# Southern Italian Rabbit Stew Recipe



## foodnelson (Mar 5, 2014)

This is a delicious recipe for rabbit stew that was handed down to me from my Italian grandmother. They use to hunt rabbit in the old country and loved to make this stew. I hope you will try it. The following is a short video showing how to make the recipe.

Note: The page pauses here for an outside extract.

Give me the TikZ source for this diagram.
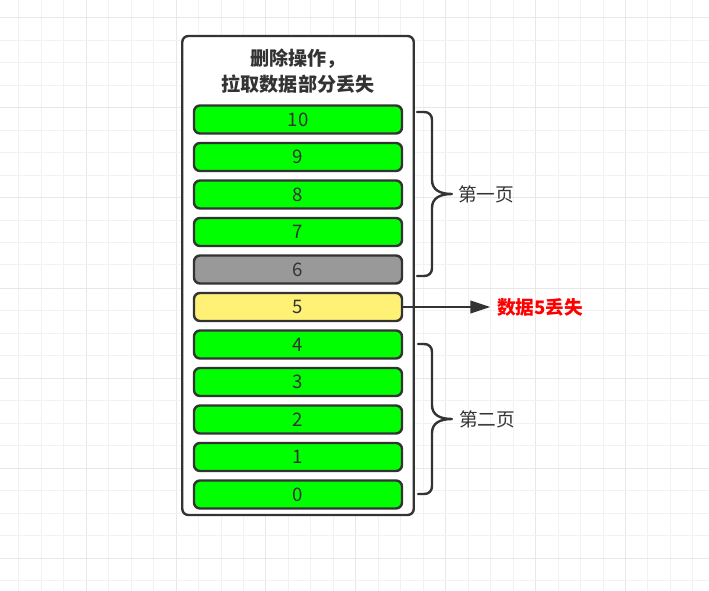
\documentclass[tikz,border=0pt]{standalone}
\usepackage{fontspec}
\setmainfont{Noto Sans CJK SC}
\usetikzlibrary{arrows.meta}
\definecolor{ink}{HTML}{333333}
\definecolor{gridminor}{HTML}{F2F2F2}
\definecolor{gridmajor}{HTML}{E8E8E8}
\definecolor{rowgreen}{HTML}{00FF00}
\definecolor{rowgray}{HTML}{999999}
\definecolor{rowyellow}{HTML}{FFF176}
\definecolor{lostred}{HTML}{FF0000}
\tikzset{
  rowbox/.style={draw=ink, line width=1.8pt, rounded corners=4.5pt,
    minimum width=156pt, minimum height=21pt, inner sep=0pt,
    font=\fontsize{14}{16}\selectfont, text=ink},
  framebox/.style={draw=ink, line width=1.8pt, rounded corners=4.5pt,
    fill=white, minimum width=173.6pt, minimum height=359.2pt, inner sep=0pt},
  bracepath/.style={draw=ink, line width=1.8pt, line cap=round, line join=round},
  pagelabel/.style={anchor=west, inner sep=0pt, text=ink, font=\fontsize{14}{16}\selectfont},
  titletext/.style={align=center, text=ink, inner sep=0pt, font=\bfseries\fontsize{14.3}{19.5}\selectfont},
  lostlabel/.style={anchor=west, inner sep=0pt, text=lostred, font=\bfseries\fontsize{14}{16}\selectfont},
  arrowline/.style={draw=ink, line width=1.5pt, -{Triangle[length=15pt,width=9.5pt]}},
  gridline/.style={line width=0.75pt},
}
\begin{document}
\begin{tikzpicture}[x=0.75pt,y=-0.75pt]
\useasboundingbox (0,0) rectangle (709,591);
\fill[white] (0,0) rectangle (709,591);
% grid
\foreach \i in {0,...,30} {
  \pgfmathtruncatemacro{\gx}{round(18.3+22.47*\i)}
  \pgfmathtruncatemacro{\m}{mod(\i,4)}
  \ifnum\m=3
    \draw[gridline, gridmajor] (\gx,0) -- (\gx,591);
  \else
    \draw[gridline, gridminor] (\gx,0) -- (\gx,591);
  \fi
}
\foreach \i in {0,...,25} {
  \pgfmathtruncatemacro{\gy}{round(18.3+22.47*\i)}
  \pgfmathtruncatemacro{\m}{mod(\i,4)}
  \ifnum\m=0
    \draw[gridline, gridmajor] (0,\gy) -- (709,\gy);
  \else
    \draw[gridline, gridminor] (0,\gy) -- (709,\gy);
  \fi
}
% frame
\node[framebox] (frame) at (298,275.5) {};
\node[titletext] (title) at (298,71) {删除操作，\\拉取数据部分丢失};
% rows
\foreach \n/\c [count=\i from 0] in {10/rowgreen,9/rowgreen,8/rowgreen,7/rowgreen,6/rowgray,5/rowyellow,4/rowgreen,3/rowgreen,2/rowgreen,1/rowgreen,0/rowgreen} {
  \node[rowbox, fill=\c] (r\n) at (298,119.5+37.5*\i) {\n};
}
% brace 1
\coordinate (b1t) at (417,112);
\coordinate (b1m) at (452,194);
\coordinate (b1b) at (417,276);
\draw[bracepath] (b1t) -- (424,112) .. controls (429,112) and (432,115) .. (432,120)
  -- (432,180) .. controls (432,190) and (440,194) .. (b1m)
  .. controls (440,194) and (432,198) .. (432,208)
  -- (432,268) .. controls (432,273) and (429,276) .. (424,276) -- (b1b);
\node[pagelabel] (p1) at (458,194) {第一页};
% brace 2
\coordinate (b2t) at (418,344);
\coordinate (b2m) at (452,419);
\coordinate (b2b) at (418,494);
\draw[bracepath] (b2t) -- (424,344) .. controls (429,344) and (432,347) .. (432,352)
  -- (432,405) .. controls (432,415) and (440,419) .. (b2m)
  .. controls (440,419) and (432,423) .. (432,433)
  -- (432,486) .. controls (432,491) and (429,494) .. (424,494) -- (b2b);
\node[pagelabel] (p2) at (459,419) {第二页};
% lost arrow
\node[lostlabel] (lost) at (497,307) {数据5丢失};
\draw[arrowline] (r5.east) -- ([xshift=-5pt]lost.west);
\end{tikzpicture}
\end{document}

• 2 Cottontail rabbits or 8 chicken thighs
• 1 tablespoon vegetable oil
• 2 tablespoons olive oil
• 5 chopped garlic cloves
• 1 chopped onion
• 4 tablespoons capers or green peppercorns, "which ever you prefer"
• 1/4 cup chopped parsley Large pinch saffron
• 2 cups Hot water
• 1/4 cup red wine vinegar
• Salt and Pepper

1. Soak the rabbit in salted water for 24 hours in the refrigerator. This is not necessary for chicken.
2. Get the vegetable oil hot over medium-high heat in a large skillet or Dutch oven.
3. Pat the rabbit or chicken pieces dry and brown well in the pot. 
4. Meanwhile, chop half the capers or green peppercorns
5. Get your tap water as hot as it will go and fill a 2 cup measure. Crush the saffron in your palm and sprinkle it into the hot water. 
6. Once the meat is all browned, remove it to a plate. Add the onion and garlic and sauté until browned.
7. Add everything into the pot. Place the rabbit or chicken pieces into the liquid. If the liquid does not come at least halfway up the sides of the hare pieces.
8. Cover tightly and place wild rabbit in 300 degree oven for 2.5 hours. Domestic rabbit and chicken should only cook for 1.5 hours. Check the Rabbit after 2 1/2 hours; it should be finished.
9. Serve with wild rice, a green salad and a good Cabernet Sauvignon.


----------



## kokopuffs (Aug 4, 2000)

I like THIS recipe!  It gives me a chance to break-in my brand new Le Creuset 4.5 qt unit!  8)  Made just right for a very small group of diners.


----------